I'm wondering how we go from
$$\sum_{i = 1}^n ||Ra_i' - b_i'||^2$$
to
$$\sum_{i = 1}^n||a_i'||^2 - 2tr(R\sum_{i = 1}^na_i'b_i'^T) + \sum_{i = 1}^n||b_i'||^2$$
For context: $a_i'$ and $b_i'$ are $n \times 1$ vectors and $R$ is an $n \times n$ rotation matrix.
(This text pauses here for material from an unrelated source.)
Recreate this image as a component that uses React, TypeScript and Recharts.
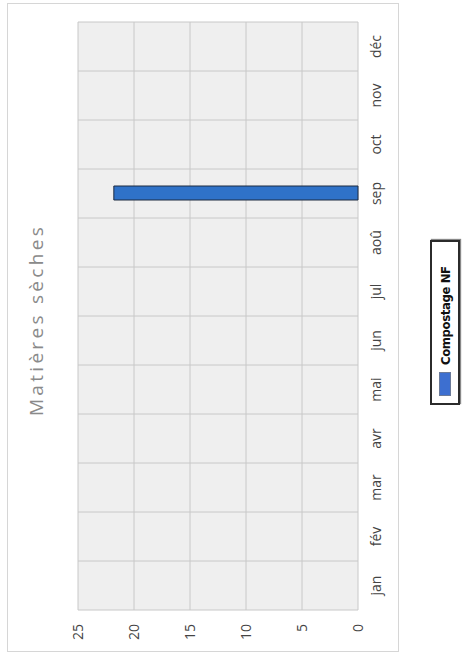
import { BarChart, Bar, XAxis, YAxis, CartesianGrid, Legend } from 'recharts';

// scanned Excel chart, turned a quarter turn counter-clockwise
const months = ['jan', 'fév', 'mar', 'avr', 'mai', 'jun', 'jul', 'aoû', 'sep', 'oct', 'nov', 'déc'];
const compostageNF = [null, null, null, null, null, null, null, null, 21.8, null, null, null];
const valueTicks = [0, 5, 10, 15, 20, 25];

const data = months.map((month, i) => ({ month, compostage: compostageNF[i] }));

// unrotated chart size (it is drawn sideways)
const W = 659;
const H = 463;

const FONT = "'Open Sans', 'Noto Sans', sans-serif";

function LegendBox() {
  return (
    <div
      style={{
        boxSizing: 'border-box',
        width: 165,
        height: 30,
        border: '2px solid #2b2b2b',
        boxShadow: '1px 1px 1px #888',
        background: '#fff',
        display: 'flex',
        alignItems: 'center',
        paddingLeft: 7,
        fontFamily: "'Liberation Sans Narrow', 'DejaVu Sans Condensed', sans-serif",
        fontWeight: 'bold',
        fontSize: 13,
        letterSpacing: -0.4,
        color: '#111',
      }}
    >
      <span
        style={{
          display: 'inline-block',
          width: 22,
          height: 10,
          background: '#3d6fd0',
          border: '1px solid #6b7a99',
          marginRight: 7,
        }}
      />
      Compostage NF
    </div>
  );
}

export default function App() {
  return (
    <div style={{ position: 'fixed', left: 0, top: 0, width: 463, height: 659, overflow: 'hidden', background: '#fff' }}>
      <div
        style={{
          position: 'absolute',
          left: 0,
          top: 0,
          width: W,
          height: H,
          transformOrigin: '0 0',
          transform: `translate(0px, ${W}px) rotate(-90deg)`,
        }}
      >
        {/* chart frame */}
        <div
          style={{
            position: 'absolute',
            left: 7,
            top: 7,
            width: 649,
            height: 392,
            boxSizing: 'border-box',
            border: '1px solid #d6d6d6',
          }}
        />
        <div
          style={{
            position: 'absolute',
            left: 0,
            width: 678,
            top: 23,
            textAlign: 'center',
            fontFamily: FONT,
            fontSize: 19,
            letterSpacing: 3.3,
            color: '#8a8a8a',
          }}
        >
          Matières sèches
        </div>
        <BarChart
          width={W}
          height={H}
          data={data}
          margin={{ top: 78, right: 22, left: 9, bottom: 33 }}
          style={{ position: 'absolute', left: 0, top: 0 }}
        >
          <CartesianGrid
            fill="#efefef"
            stroke="#c8c8c8"
            verticalCoordinatesGenerator={({ offset }: any) =>
              months.map((_, i) => offset.left + (i * offset.width) / months.length).concat(offset.left + offset.width)
            }
          />
          <XAxis
            dataKey="month"
            height={72}
            axisLine={false}
            tickLine={false}
            tickSize={0}
            tickMargin={13}
            interval={0}
            tick={{ fill: '#444', fontSize: 14, fontFamily: FONT }}
          />
          <YAxis
            width={40}
            domain={[0, 25]}
            ticks={valueTicks}
            axisLine={false}
            tickLine={false}
            tickSize={0}
            tickMargin={14}
            tick={{ fill: '#444', fontSize: 14, fontFamily: FONT }}
          />
          {/* vertical + middle keeps the legend out of the plot offset; placed by wrapperStyle */}
          <Legend
            layout="vertical"
            align="center"
            verticalAlign="middle"
            wrapperStyle={{ left: 254, top: 430, width: 165 }}
            content={<LegendBox />}
          />
          <Bar
            dataKey="compostage"
            name="Compostage NF"
            fill="#2f72c8"
            stroke="#1c2a40"
            strokeWidth={1}
            barSize={14}
            isAnimationActive={false}
          />
        </BarChart>
      </div>
    </div>
  );
}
I managed to get this far:
\begin{align} \sum_{i = 1}^n ||Ra_i' - b_i'||^2 \\ &= \sum_{i = 1}^n (Ra_i' - b_i')^T(Ra_i' - b_i') \\ &= \sum_{i = 1}^n(a'^T_iR^T - b_i'^T)(Ra_i' - b_i') \\ &= \sum_{i = 1}^na'^TR^TRa'_i - a_i'^TR^Tb_i' - b_i'^TRa_i' + b_i'^Tb'i\\ &= \sum_{i = 1}^n||a_i||^2 - \sum_{i = 1}^n[a_i'^TR^Tb_i' + b_i'^TRa_i'] + \sum_{i = 1}^n||b_i||^2 \end{align}
but then I'm not sure how to factor in the trace. I assume we're using the fact that $tr(A^TB) = tr(B^TA)$ and it's written as $tr(AB^T)$ in the equation I've referenced, which is also equivalent [I'm taking $A = Ra_i'$ and $B = b_i'$].
The trace is cyclic so $\mathrm{tr}(ABC)=\mathrm{tr}(BCA)=\mathrm{tr}(CAB)$, for any matrix $A$, $B$, and $C$ (as long as dimensions are compatible).
https://en.wikipedia.org/wiki/Trace_(linear_algebra)#Cyclic_property
In your situation, when you develop the norm, you get the factor $(b'_i)^T Ra'_i$, which we can rewrite as a trace: $\mathrm{tr}((b'_i)^T Ra'_i)=\mathrm{tr}(R a'_i (b'_i)^T)$
EDIT: The terms ${a'_i}^TR^Tb'_i$ and ${b'_i}^TRa'_i$ are actually the same as they are $1\times1$ matrices. Taking the transpose doesn't change the value. Taking the trace also doesn't change their value. Once we have taken the trace, we can do a cyclic permutation and find the result.